**WHAT YOU WILL DO:**
Gather the lines from the material that contain "this".

**EXTRACTED RECORDS:**
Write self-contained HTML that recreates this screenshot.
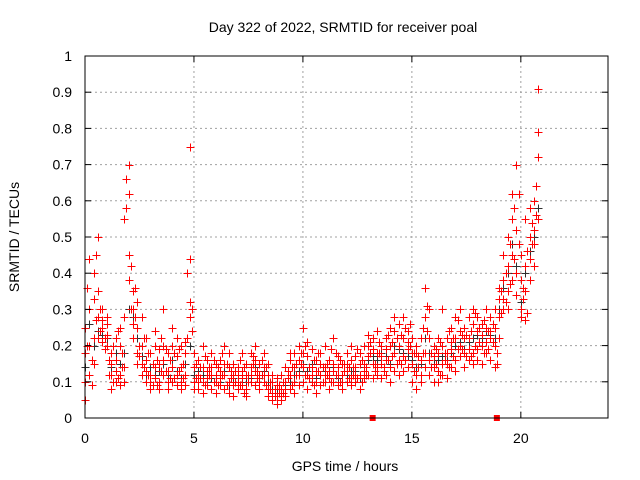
...
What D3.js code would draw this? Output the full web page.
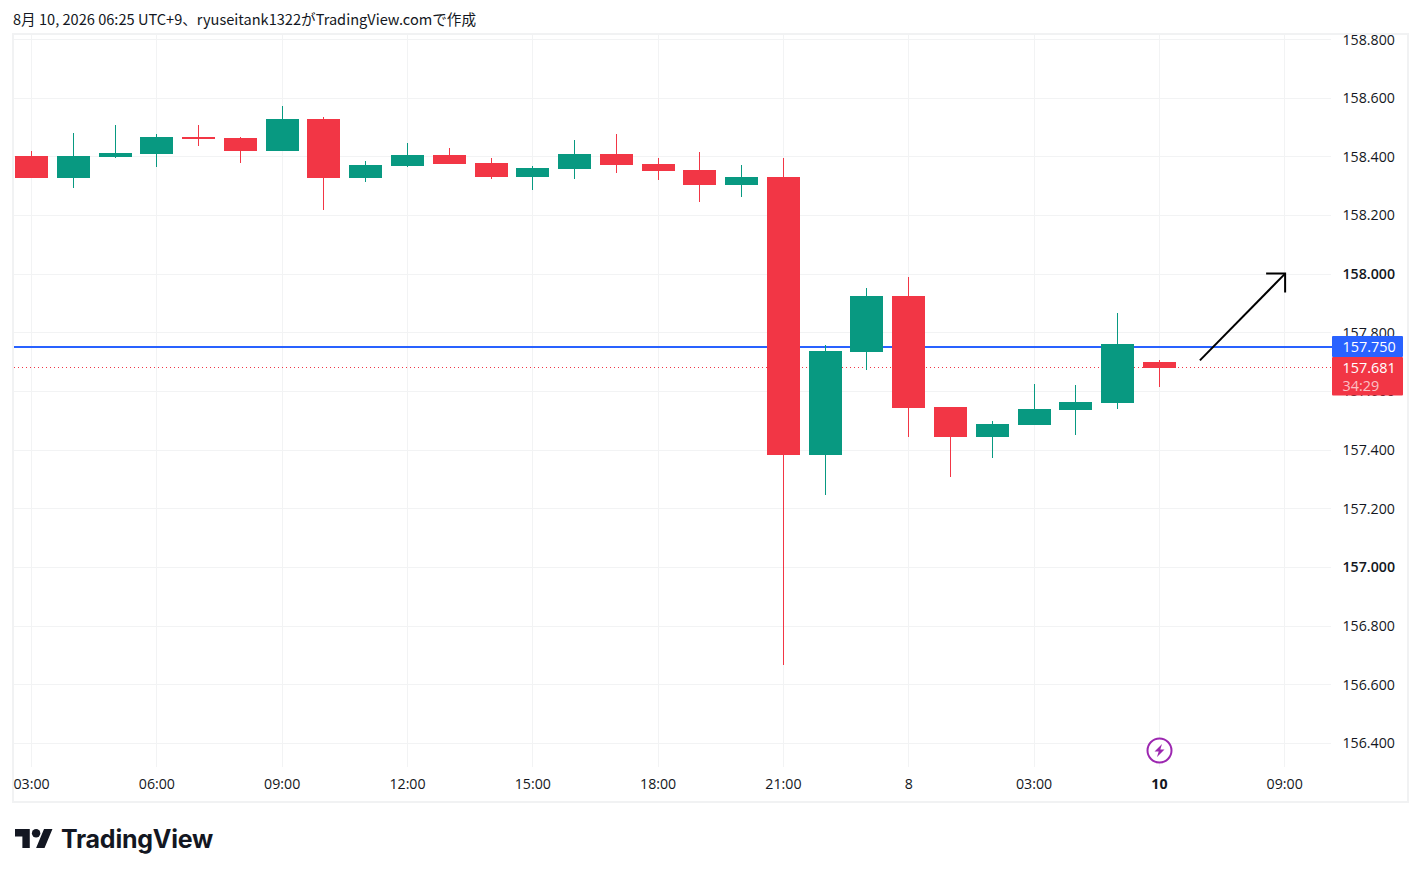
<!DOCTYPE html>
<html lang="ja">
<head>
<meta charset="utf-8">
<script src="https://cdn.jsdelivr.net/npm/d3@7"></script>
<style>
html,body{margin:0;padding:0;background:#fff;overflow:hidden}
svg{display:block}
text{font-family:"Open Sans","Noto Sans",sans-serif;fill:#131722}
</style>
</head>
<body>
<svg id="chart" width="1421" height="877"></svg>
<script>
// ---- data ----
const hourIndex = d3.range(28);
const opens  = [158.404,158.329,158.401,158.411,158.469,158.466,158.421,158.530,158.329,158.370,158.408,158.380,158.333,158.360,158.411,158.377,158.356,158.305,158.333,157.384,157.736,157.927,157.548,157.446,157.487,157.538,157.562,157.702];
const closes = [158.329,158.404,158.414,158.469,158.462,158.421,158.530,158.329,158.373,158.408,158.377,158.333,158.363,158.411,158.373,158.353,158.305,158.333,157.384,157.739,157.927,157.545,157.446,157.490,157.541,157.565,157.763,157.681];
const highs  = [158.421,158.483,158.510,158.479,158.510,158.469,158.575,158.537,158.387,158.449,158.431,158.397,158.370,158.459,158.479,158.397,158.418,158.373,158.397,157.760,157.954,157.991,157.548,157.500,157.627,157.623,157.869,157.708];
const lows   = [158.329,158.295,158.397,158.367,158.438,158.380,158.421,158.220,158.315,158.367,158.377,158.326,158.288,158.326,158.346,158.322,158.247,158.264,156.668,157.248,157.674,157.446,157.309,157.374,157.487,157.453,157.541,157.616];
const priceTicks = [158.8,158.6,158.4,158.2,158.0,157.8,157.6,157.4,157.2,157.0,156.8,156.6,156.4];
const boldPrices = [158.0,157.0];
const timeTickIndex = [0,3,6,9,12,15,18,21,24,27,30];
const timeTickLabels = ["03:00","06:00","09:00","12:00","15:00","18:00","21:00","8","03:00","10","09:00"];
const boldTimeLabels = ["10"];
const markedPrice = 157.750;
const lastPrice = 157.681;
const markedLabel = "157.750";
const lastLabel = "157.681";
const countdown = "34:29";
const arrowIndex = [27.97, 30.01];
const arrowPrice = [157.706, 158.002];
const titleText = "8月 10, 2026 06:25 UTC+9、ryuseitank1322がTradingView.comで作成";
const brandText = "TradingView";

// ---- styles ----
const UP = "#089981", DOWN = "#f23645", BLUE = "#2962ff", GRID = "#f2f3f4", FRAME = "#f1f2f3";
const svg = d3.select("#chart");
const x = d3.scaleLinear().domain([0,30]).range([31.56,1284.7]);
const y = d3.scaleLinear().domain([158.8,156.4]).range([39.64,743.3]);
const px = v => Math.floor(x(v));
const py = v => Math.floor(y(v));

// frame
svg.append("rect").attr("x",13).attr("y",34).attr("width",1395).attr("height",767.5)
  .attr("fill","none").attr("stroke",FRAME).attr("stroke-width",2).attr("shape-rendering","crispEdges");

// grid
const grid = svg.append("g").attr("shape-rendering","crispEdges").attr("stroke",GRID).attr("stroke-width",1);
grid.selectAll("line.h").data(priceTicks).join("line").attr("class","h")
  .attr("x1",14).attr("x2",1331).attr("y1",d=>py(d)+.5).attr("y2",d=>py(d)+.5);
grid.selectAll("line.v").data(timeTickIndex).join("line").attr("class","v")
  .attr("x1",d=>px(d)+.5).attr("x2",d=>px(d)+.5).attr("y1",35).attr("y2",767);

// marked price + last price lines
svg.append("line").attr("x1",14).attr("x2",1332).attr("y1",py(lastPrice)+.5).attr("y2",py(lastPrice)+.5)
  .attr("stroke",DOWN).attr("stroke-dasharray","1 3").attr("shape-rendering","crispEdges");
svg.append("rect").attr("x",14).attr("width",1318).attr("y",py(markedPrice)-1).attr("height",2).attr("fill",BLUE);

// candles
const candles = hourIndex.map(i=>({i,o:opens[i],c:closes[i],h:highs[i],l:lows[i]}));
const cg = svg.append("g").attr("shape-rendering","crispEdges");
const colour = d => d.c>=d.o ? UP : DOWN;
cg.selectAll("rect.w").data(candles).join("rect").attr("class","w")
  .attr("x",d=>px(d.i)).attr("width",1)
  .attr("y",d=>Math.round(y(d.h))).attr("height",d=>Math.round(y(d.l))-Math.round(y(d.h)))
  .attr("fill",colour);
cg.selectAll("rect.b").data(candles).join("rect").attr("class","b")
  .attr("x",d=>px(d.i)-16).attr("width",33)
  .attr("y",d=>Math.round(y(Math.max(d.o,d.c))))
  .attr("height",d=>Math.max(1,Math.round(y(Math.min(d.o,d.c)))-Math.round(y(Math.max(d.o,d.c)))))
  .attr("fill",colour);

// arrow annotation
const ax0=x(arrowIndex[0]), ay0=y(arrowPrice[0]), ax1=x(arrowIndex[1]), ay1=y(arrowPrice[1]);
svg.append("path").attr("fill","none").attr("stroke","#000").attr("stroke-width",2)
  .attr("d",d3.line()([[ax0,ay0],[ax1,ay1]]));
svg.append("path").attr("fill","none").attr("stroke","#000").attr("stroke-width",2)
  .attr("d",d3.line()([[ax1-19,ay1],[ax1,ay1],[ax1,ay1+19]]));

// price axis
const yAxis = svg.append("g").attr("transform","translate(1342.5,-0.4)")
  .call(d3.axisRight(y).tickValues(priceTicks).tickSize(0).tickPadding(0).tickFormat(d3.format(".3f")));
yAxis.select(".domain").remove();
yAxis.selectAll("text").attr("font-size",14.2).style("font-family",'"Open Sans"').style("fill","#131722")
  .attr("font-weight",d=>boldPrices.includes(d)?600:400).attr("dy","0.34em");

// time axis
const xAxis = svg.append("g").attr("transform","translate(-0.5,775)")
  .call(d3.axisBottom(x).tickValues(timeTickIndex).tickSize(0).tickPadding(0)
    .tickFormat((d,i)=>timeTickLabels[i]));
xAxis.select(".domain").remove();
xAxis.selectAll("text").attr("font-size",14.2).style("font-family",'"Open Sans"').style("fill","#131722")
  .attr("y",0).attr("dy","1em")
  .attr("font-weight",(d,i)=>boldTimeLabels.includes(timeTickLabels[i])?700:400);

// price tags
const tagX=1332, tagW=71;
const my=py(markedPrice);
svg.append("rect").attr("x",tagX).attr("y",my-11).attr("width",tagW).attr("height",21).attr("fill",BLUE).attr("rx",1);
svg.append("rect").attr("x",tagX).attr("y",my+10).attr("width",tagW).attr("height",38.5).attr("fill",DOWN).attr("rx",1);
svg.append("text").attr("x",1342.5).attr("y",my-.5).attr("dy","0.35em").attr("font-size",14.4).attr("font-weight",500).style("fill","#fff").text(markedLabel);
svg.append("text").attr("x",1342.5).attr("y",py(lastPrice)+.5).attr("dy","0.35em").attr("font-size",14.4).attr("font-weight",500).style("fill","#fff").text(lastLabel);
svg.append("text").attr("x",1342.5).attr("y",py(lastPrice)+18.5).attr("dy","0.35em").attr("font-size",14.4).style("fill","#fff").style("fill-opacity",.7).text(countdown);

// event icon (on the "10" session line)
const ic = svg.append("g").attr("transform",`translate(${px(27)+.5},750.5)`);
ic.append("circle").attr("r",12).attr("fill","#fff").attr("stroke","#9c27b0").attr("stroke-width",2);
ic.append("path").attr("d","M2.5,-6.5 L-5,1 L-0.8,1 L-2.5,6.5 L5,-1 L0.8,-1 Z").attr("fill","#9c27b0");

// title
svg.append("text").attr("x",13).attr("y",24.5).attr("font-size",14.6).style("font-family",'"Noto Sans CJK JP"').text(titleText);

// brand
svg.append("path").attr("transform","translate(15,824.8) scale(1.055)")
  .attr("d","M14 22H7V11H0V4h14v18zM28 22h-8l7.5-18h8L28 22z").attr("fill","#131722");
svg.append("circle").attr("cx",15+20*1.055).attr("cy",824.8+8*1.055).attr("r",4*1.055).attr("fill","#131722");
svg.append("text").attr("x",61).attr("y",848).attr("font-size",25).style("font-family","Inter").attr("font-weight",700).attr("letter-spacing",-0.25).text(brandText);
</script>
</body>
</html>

**RESULT BELOW:**
Write self-contained HTML that recreates this screenshot.
What D3.js code would draw this? Output the full web page.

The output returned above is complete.